In New Guinea, the troops were on Red Alert -- if they heard three shots, the men were instructed to jump into trenches, because they might be bombing.

"The second day I was there I heard three shots and we all ran out and jumped in trenches," said Medina, noting that’s when he realized there really was a war going on.

On the third day in New Guinea, they were bombed, Medina recalls. And a few weeks later, in October, he took part in the Invasion of Leyte in the Philippines. There, the U.S. took back the Philippines in October of 1944, during monsoon season. He helped others build airstrips after the initial invasion.

At one point, he recalls the area being bombed by Japanese cluster bombs, and being blown out of a hole. He wasn’t injured.

The steady, heavy rains made it difficult for supply trucks to operate, so supplies were limited.
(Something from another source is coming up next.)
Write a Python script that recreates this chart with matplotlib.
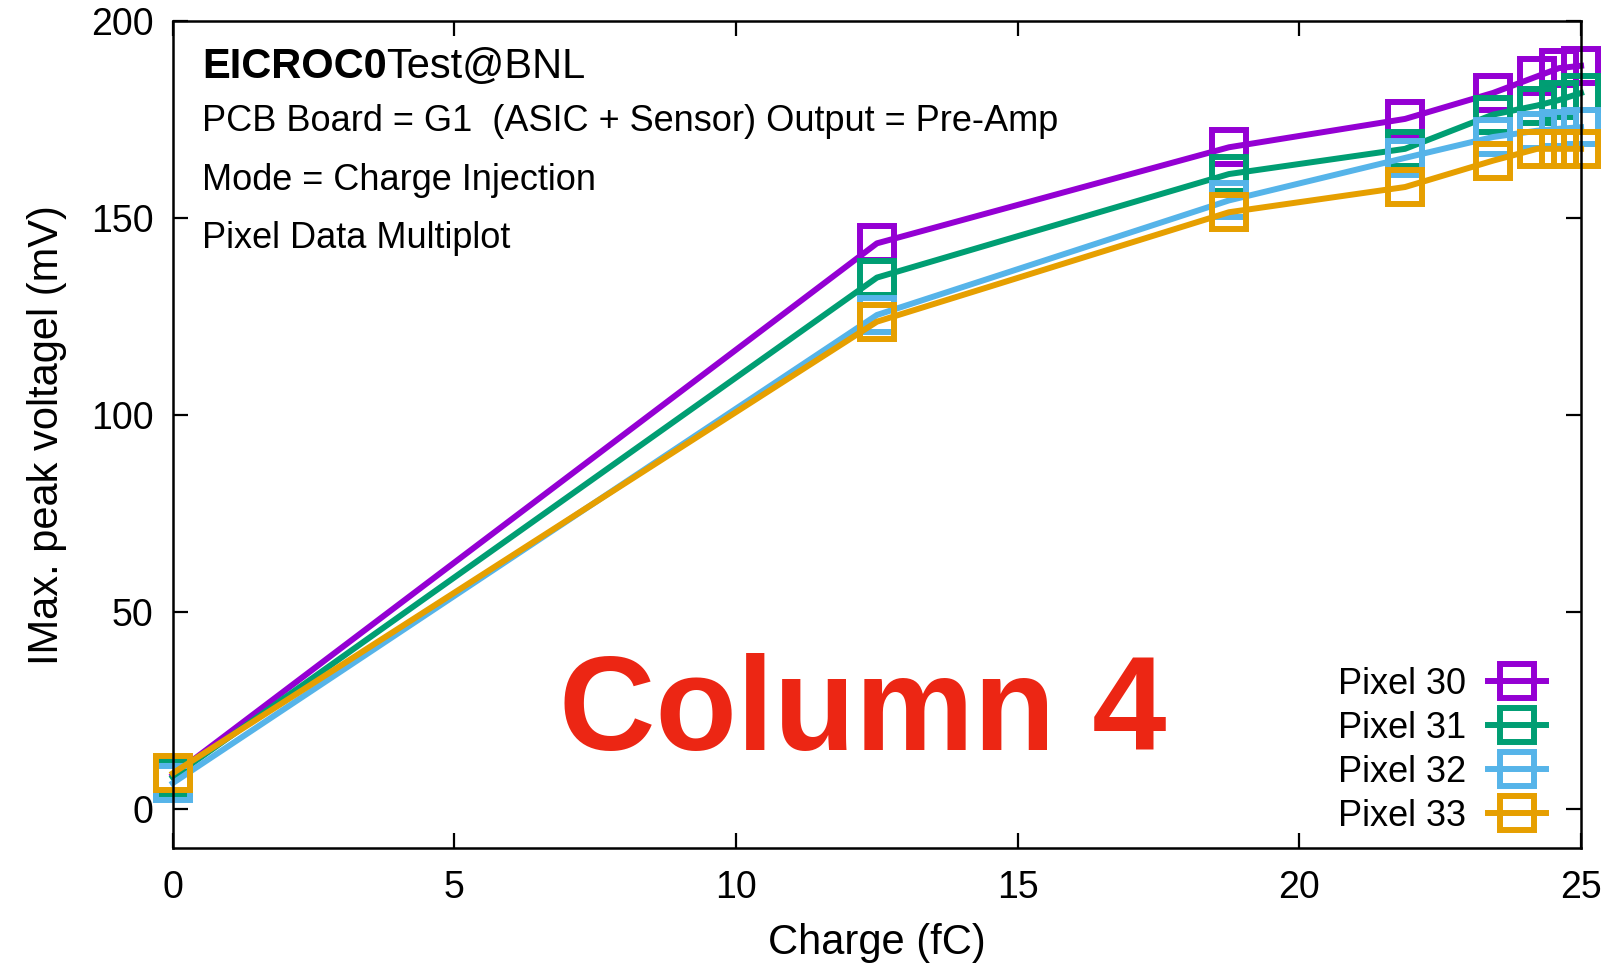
import matplotlib
matplotlib.use("Agg")
import matplotlib.pyplot as plt

plt.rcParams['font.family'] = ['Liberation Sans', 'DejaVu Sans']

# ---- data ----
charge = [0, 12.5, 18.75, 21.875, 23.4375, 24.21875, 24.609375, 25]
pixel30 = [8.5, 143.6, 168.0, 175.2, 181.8, 186.0, 188.1, 188.7]
pixel31 = [8.0, 134.9, 161.2, 167.6, 176.3, 178.6, 180.0, 181.8]
pixel32 = [6.5, 125.4, 154.5, 165.3, 170.6, 172.2, 172.7, 173.1]
pixel33 = [9.0, 123.7, 151.5, 157.9, 164.6, 167.6, 167.6, 167.6]
series_labels = ["Pixel 30", "Pixel 31", "Pixel 32", "Pixel 33"]
series_colors = ["#9400d3", "#009e73", "#56b4e9", "#e69f00"]
xticks = [0, 5, 10, 15, 20, 25]
yticks = [0, 50, 100, 150, 200]

fig = plt.figure(figsize=(16.15, 9.67), dpi=100)
ax = fig.add_axes([0.107, 0.123, 0.872, 0.855])

for ys, lab, col in zip([pixel30, pixel31, pixel32, pixel33], series_labels, series_colors):
    ax.plot(charge, ys, color=col, lw=4.3, marker='s', markersize=24,
            markerfacecolor='none', markeredgewidth=4.3, markeredgecolor=col,
            label=lab, clip_on=False)

ax.set_xlim(0, 25)
ax.set_ylim(-10, 200)
ax.set_xticks(xticks)
ax.set_yticks(yticks)
ax.tick_params(direction='in', length=11, width=1.6, top=True, right=True,
               labelsize=27)
ax.tick_params(axis='x', pad=16)
ax.tick_params(axis='y', pad=14)
for sp in ax.spines.values():
    sp.set_linewidth(1.8)

ax.set_xlabel("Charge (fC)", fontsize=30, labelpad=12)
ax.set_ylabel("IMax. peak voltagel (mV)", fontsize=30, labelpad=17)

t1 = ax.text(0.0206, 0.921, "EICROC0", transform=ax.transAxes, fontsize=30,
             fontweight='bold', va='bottom', ha='left')
ax.annotate("Test@BNL", xy=(1, 0), xycoords=t1, fontsize=30, va='bottom', ha='left')
ax.text(0.0206, 0.8785, "PCB Board = G1  (ASIC + Sensor) Output = Pre-Amp",
        transform=ax.transAxes, fontsize=26, va='center', ha='left')
ax.text(0.0206, 0.8077, "Mode = Charge Injection",
        transform=ax.transAxes, fontsize=26, va='center', ha='left')
ax.text(0.0206, 0.7376, "Pixel Data Multiplot",
        transform=ax.transAxes, fontsize=26, va='center', ha='left')

ax.text(0.490, 0.1187, "Column 4", transform=ax.transAxes, fontsize=96,
        fontweight='bold', color='#ec2614', ha='center', va='baseline')

leg = ax.legend(loc='lower right', frameon=False, markerfirst=False, fontsize=26,
                handlelength=1.6, labelspacing=0.25, borderaxespad=0.0,
                bbox_to_anchor=(0.985, 0.0), handletextpad=0.6)

fig.savefig("out.png", dpi=100)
When they ran out of food, Medina remembers eating raw sweet potatoes stolen from native farms.

"This was the first invasion I was in," Medina said. "So we were kind of hungry at times.”

After the invasion, he was shipped to Manila, where he spent a few weeks, and then was shipped out again, this time to the invasion of Okinawa.

"One night we were bombed all night long, and we couldn't sleep," said Medina, recalling that because he was only a young junior officer, he lacked enough points to go home.

The next morning he heard shooting from Navy ships.

"What's going on?" Medina recalled asking.

"The war is over," his fellow soldiers yelled.

They spent that whole night drinking, Medina recalls.

"That day we received our first ration of beer," he said.

"I consider myself very lucky.”

Medina was born in a small farming community in Southeastern Colorado on August 24, 1924, to Joe Medina, Sr. and Adella Borunda Medina, both originally from Chihuahua, in northern Mexico. The elder Medina worked in a hay mill, helped out farmers and raised horses, while Adella was a housewife. The family lived near railroad tracks and Medina recalled that, during the Depression, men hopping the railroad cars would oftentimes come around to their house looking for food. His mother never turned anyone away, giving them a sandwich or burrito.

"They didn't know what it was, but they would eat it anyway," he said.

Although generous, Adella was wary of the strangers, telling her three children to be careful of them.

As a sophomore, junior and senior in high school, Medina played on the basketball team.

"I was 6'1", 190 lbs. and center on the basketball team," said Medina, adding that it was rare to have a Latino on the basketball team at that time.

The end of the war didn’t mark the end of Medina's military contribution. After the war, he was assigned to Tokyo to work for the Far Eastern Air Force Intelligence Group. The group looked over blueprints and plans for Japanese jets, sending over any information they learned to air intelligence technical teams at Wright Field in Dayton, Ohio.

"I like to think I had something to do with the building of our jets," Medina said.

The F.E.A.F. Intelligence Group worked in a building right next to the former Emperor's palace in Tokyo. General Douglas MacArthur's headquarters, in a building called the Daichi, was also nearby.

Medina recalls seeing the general arrive in the morning, surrounded by locals, and leaving in the afternoon, again being surrounded by locals.

Medina served in the Army for two years, nine months and 29 days, earning several medals and citations, including the Air Offensive Japan, China Defensive, Northern Solomons, China Offensive, Asian Pacific Campaign Medal, Philippines Liberation Medal with two Bronze Stars, and WWII Victory Medal. He was discharged Dec. 15, 1944, at the rank of First Lieutenant.

After returning from the war, Medina studied law at the Pacific Coast University School of Law at Long Beach, and then at the Southwestern University School of Law. He practiced administrative government law in various state and local offices in Los Angeles, retiring from the legal profession and legal management in 1988.

Medina never married, as he felt it was his place to take care of his parents, but he did have his share of lady friends.

"I never got married, but I had a whole lot of honeymoons," said Medina, with a chuckle.

Mr. Medina was interviewed in Palos Verdes Estates, California, on January 21, 2003, by Steven Rosales.